▶ WHAT YOU WILL DO:
Without any pictures, restate the lines from the one containing "Convert this chart to Altair code." to the one containing "import pandas as pd", word for word, ends included.

▶ TASK INPUT:
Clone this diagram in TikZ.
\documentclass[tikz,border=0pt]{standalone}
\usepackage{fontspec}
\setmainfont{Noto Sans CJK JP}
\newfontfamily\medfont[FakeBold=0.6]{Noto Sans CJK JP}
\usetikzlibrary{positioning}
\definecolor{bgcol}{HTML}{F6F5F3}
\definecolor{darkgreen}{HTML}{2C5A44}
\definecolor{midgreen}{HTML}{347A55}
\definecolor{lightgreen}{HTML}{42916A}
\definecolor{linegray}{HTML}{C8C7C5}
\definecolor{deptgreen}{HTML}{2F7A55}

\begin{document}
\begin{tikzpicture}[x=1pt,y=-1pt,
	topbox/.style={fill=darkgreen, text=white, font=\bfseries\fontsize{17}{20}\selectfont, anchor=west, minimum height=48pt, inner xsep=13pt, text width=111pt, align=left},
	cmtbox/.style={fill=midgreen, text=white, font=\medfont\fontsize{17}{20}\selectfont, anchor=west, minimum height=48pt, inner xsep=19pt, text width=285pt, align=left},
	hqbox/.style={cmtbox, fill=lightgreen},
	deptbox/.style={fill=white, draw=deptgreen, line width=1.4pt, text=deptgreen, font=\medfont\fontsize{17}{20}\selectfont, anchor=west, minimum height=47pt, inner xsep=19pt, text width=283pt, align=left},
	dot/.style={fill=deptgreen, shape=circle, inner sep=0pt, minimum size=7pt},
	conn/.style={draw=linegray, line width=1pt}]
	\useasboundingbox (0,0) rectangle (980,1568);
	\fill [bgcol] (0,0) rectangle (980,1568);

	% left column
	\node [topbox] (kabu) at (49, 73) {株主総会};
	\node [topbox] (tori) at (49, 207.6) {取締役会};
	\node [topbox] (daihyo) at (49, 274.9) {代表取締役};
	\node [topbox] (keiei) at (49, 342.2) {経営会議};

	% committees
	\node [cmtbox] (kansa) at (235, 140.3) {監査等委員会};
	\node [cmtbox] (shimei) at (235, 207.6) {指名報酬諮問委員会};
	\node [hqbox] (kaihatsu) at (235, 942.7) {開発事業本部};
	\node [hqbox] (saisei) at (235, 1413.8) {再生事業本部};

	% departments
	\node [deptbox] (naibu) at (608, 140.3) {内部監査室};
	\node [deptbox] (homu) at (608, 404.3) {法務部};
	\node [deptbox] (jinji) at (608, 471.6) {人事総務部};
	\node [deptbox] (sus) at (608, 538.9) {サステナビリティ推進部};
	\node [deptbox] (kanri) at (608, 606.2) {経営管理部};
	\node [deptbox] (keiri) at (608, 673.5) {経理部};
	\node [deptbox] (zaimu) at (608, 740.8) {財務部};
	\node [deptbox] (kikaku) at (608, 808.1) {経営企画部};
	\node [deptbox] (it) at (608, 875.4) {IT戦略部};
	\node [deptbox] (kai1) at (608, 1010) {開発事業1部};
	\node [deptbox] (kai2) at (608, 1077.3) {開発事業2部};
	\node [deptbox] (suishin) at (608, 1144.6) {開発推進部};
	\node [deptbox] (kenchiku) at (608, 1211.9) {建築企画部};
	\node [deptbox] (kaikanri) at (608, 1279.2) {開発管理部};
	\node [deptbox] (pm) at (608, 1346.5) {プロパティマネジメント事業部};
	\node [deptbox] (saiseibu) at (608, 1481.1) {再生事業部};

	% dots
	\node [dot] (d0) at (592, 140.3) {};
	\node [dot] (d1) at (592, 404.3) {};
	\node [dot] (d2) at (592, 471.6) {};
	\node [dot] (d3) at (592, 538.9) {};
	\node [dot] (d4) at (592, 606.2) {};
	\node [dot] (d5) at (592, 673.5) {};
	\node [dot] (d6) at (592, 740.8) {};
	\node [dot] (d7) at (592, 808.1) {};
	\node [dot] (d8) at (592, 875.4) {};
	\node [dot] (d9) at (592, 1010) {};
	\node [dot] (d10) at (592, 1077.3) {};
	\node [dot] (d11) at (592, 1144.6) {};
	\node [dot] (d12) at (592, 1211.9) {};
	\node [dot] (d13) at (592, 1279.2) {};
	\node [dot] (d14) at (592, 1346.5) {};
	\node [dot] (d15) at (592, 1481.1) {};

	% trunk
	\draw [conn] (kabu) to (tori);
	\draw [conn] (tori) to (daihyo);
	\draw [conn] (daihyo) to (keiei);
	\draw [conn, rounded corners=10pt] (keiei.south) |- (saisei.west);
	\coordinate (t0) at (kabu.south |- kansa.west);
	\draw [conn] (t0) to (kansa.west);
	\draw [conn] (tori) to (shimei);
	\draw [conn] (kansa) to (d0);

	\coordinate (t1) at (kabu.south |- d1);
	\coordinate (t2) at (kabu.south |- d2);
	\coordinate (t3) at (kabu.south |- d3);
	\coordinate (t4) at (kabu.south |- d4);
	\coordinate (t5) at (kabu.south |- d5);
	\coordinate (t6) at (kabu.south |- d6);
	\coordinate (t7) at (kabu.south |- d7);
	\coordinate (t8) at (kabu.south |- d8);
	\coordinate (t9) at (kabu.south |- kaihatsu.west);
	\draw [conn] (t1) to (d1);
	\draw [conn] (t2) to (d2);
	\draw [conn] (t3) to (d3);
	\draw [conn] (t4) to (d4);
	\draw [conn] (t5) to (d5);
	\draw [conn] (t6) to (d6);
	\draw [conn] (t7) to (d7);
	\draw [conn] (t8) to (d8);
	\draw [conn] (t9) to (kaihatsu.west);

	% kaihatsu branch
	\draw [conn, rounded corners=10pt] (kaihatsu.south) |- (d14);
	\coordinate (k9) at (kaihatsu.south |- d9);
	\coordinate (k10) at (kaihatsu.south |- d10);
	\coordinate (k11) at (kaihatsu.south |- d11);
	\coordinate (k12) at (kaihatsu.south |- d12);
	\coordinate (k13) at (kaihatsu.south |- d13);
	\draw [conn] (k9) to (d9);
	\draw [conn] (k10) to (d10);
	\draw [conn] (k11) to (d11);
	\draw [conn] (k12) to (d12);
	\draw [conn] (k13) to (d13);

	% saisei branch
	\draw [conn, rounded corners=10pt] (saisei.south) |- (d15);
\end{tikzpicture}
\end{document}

==

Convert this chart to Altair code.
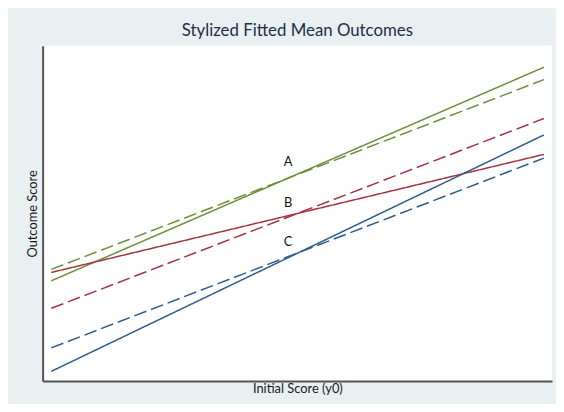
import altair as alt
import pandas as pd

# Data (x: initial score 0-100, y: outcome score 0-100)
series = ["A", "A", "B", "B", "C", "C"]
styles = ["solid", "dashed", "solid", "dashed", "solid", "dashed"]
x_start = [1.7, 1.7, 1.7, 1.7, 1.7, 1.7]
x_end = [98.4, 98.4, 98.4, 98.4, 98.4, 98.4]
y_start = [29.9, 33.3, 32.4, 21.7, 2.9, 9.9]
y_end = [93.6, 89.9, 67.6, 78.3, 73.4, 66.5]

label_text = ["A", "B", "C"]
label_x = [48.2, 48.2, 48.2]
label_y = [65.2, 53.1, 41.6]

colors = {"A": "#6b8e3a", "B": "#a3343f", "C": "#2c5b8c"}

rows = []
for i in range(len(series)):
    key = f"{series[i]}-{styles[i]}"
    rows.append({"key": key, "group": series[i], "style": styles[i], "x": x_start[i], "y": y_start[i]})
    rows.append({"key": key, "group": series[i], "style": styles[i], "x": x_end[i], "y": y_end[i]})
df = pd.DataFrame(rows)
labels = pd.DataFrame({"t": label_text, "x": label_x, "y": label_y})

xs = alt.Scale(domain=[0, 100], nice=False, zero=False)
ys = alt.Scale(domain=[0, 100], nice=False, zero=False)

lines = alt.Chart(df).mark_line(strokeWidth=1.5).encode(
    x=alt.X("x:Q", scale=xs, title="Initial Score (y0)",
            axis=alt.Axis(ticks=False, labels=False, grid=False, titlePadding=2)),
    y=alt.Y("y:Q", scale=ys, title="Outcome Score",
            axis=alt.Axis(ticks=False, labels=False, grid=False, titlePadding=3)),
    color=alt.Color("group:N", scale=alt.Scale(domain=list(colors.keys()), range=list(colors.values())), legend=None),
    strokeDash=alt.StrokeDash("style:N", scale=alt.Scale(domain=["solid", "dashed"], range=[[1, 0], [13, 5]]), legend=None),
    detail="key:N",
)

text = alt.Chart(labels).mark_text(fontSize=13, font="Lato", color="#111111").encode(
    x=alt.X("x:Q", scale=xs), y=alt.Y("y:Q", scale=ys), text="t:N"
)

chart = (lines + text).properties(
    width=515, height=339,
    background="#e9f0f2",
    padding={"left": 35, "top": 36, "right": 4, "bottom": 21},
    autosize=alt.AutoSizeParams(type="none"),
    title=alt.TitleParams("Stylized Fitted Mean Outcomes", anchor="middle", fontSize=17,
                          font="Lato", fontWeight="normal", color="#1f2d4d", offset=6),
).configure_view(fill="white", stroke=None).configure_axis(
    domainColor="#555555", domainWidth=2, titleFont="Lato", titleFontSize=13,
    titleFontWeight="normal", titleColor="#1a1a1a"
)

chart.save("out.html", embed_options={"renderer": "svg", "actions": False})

▶ WRITTEN RESPONSE:
Convert this chart to Altair code.
import altair as alt
import pandas as pd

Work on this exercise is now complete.